O fracasso da política de habitação em Portugal tem como causa próxima a falta de vontade e de coragem políticas dos sucessivos governos deste país para gizar e desenvolver um mercado de arrendamento compatível com as possibilidades económicas dos seus cidadãos. O esforço feito pelas famílias para suportar o crédito para aquisição de casa, muitas vezes ao longo de muitos anos, acaba por as privar da pequena poupança indispensável à concretização de objectivos de vida e outras realizações desejadas e facilmente alcançáveis, não fosse o jugo a que estão sujeitas pelo poder financeiro.
E, como costuma dizer-se, os governos mostram-se fortes com os fracos e fracos com os fortes. E assim se vão mantendo, cedendo a lobbies vários, sobretudo, ao da banca. Num país pobre como é Portugal, que sentido faz que em muitas zonas do seu território mais de 75% das casas existentes sejam de habitação própria?
Embora tendo por referência o todo-poderoso monarca que marca o absolutismo do século XVI, Étienne de La Boétie (1530-1563), um humanista e filósofo francês, autor da famosa obra «Discurso sobre a servidão voluntária» – um autêntico hino à liberdade – preocupava-se com a submissão a que se achavam sujeitos os povos e, mais concretamente, o facto de a aceitarem de bom grado… Interrogava-se, indignado, sobre o fenómeno da aceitação passiva, sem desobediência ou revolta, de um povo sob o jugo dos poderosos que o humilham, decapitando direitos e liberdades, enquanto aqueles vivem no luxo, espalham corrupção, promovem a injustiça social e desacreditam o Estado – «São, pois, os próprios povos que se deixam oprimir, que tudo fazem para serem maltratados, pois deixariam de o ser no dia em que deixassem de servir.
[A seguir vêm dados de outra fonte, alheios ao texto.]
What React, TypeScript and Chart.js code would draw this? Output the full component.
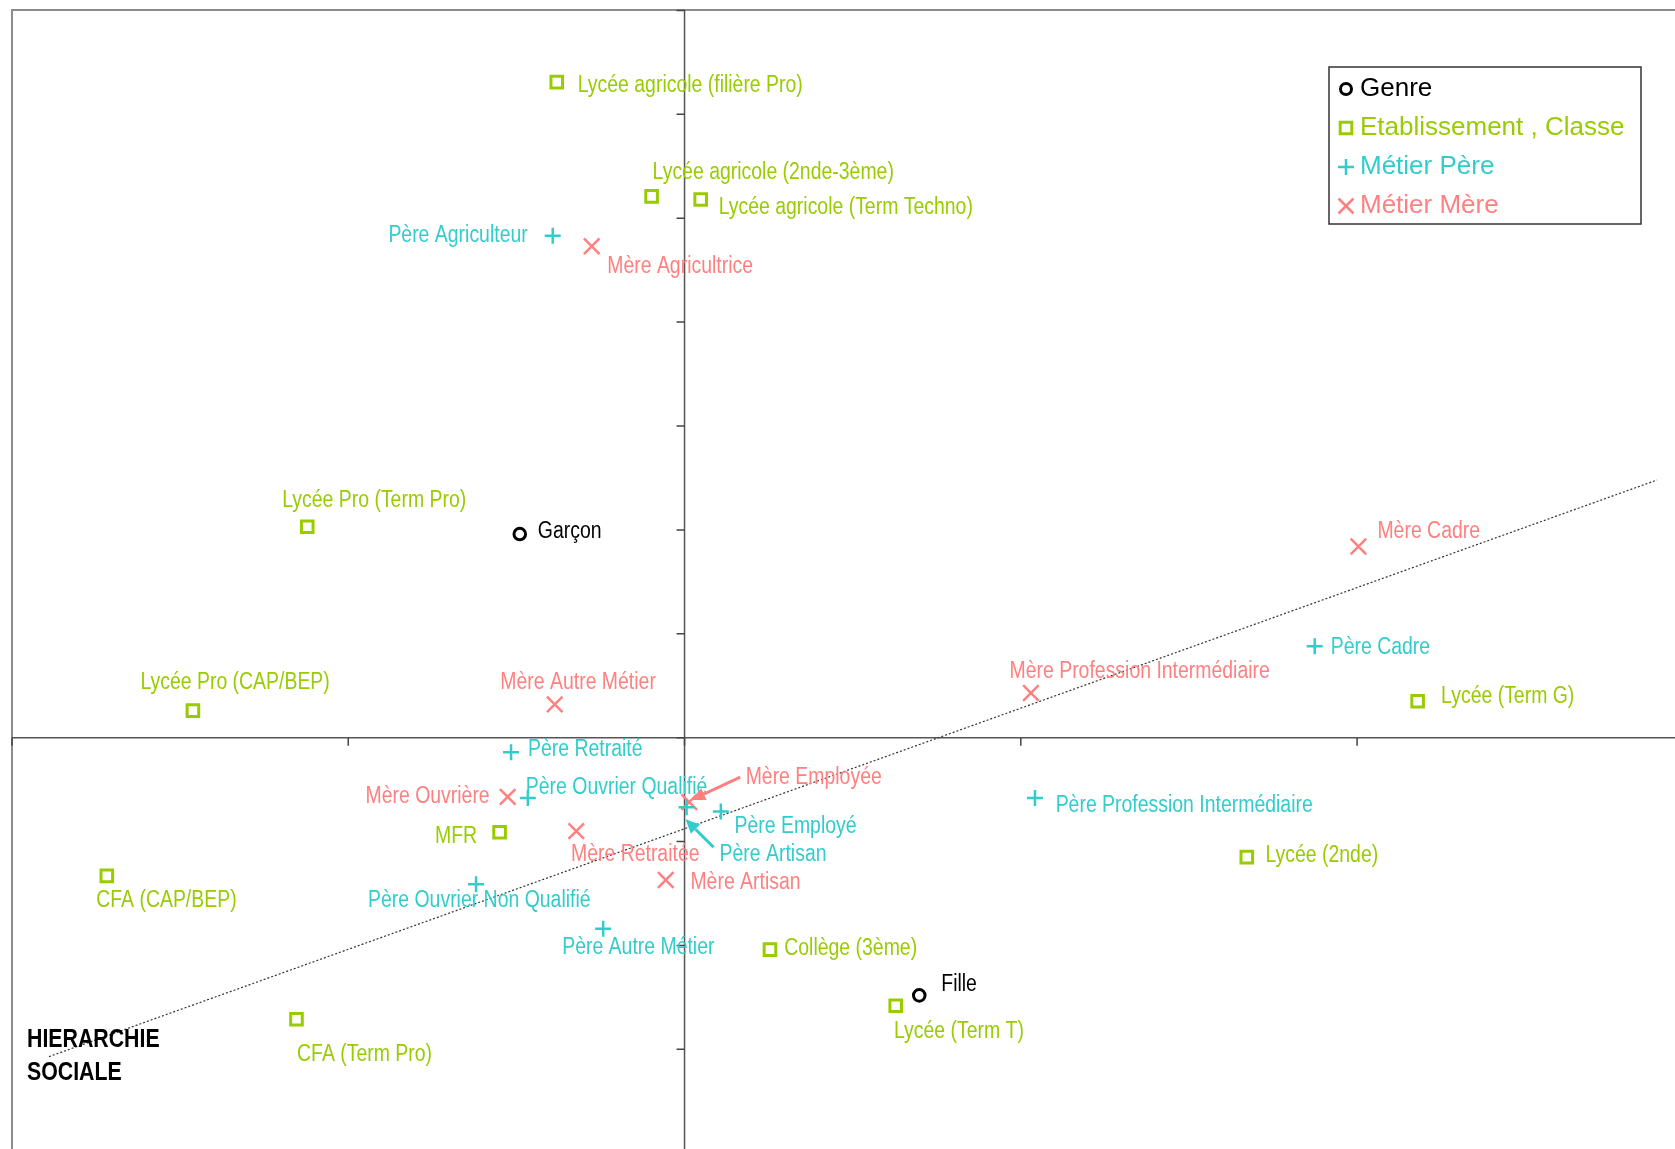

É o povo que se escraviza, que se decapita, que, podendo escolher entre ser livre e ser escravo, se decide pela falta de liberdade e prefere o jugo, é ele que aceita o seu mal, que o procura por todos os meios (…) A liberdade é a única coisa que os homens não desejam, pois se a desejassem bem a alcançariam; como se recusassem fazer esta preciosa conquista por ela ser tão simples de obter (…) Tomai a resolução de não mais servirdes e sereis livres (…) Temos, portanto, de procurar saber como esse desejo teimoso de servir se foi enraizando a pontos de o amor à liberdade parecer coisa pouco natural.»
Estranhamente, ou não, há países, na Europa dos ricos e um pouco por todo o mundo, cujos povos, total ou parcialmente, vivem em estado de servidão ou para lá caminham a passos largos. E não, não é aos milhões de refugiados perseguidos pela fome, pela tirania ou pelas guerras a que agora me refiro, mas sim aos outros todos que aqui vivem, mais perto ou mais longe de nós, e sobre os quais “temos, portanto, de procurar saber como esse desejo teimoso de servir se foi enraizando a pontos de o amor à liberdade parecer coisa pouco natural”.
Vale a pena ler os alertas de La Boétie, um humanista do século XVI, o melhor amigo de Montaigne, seu contemporâneo.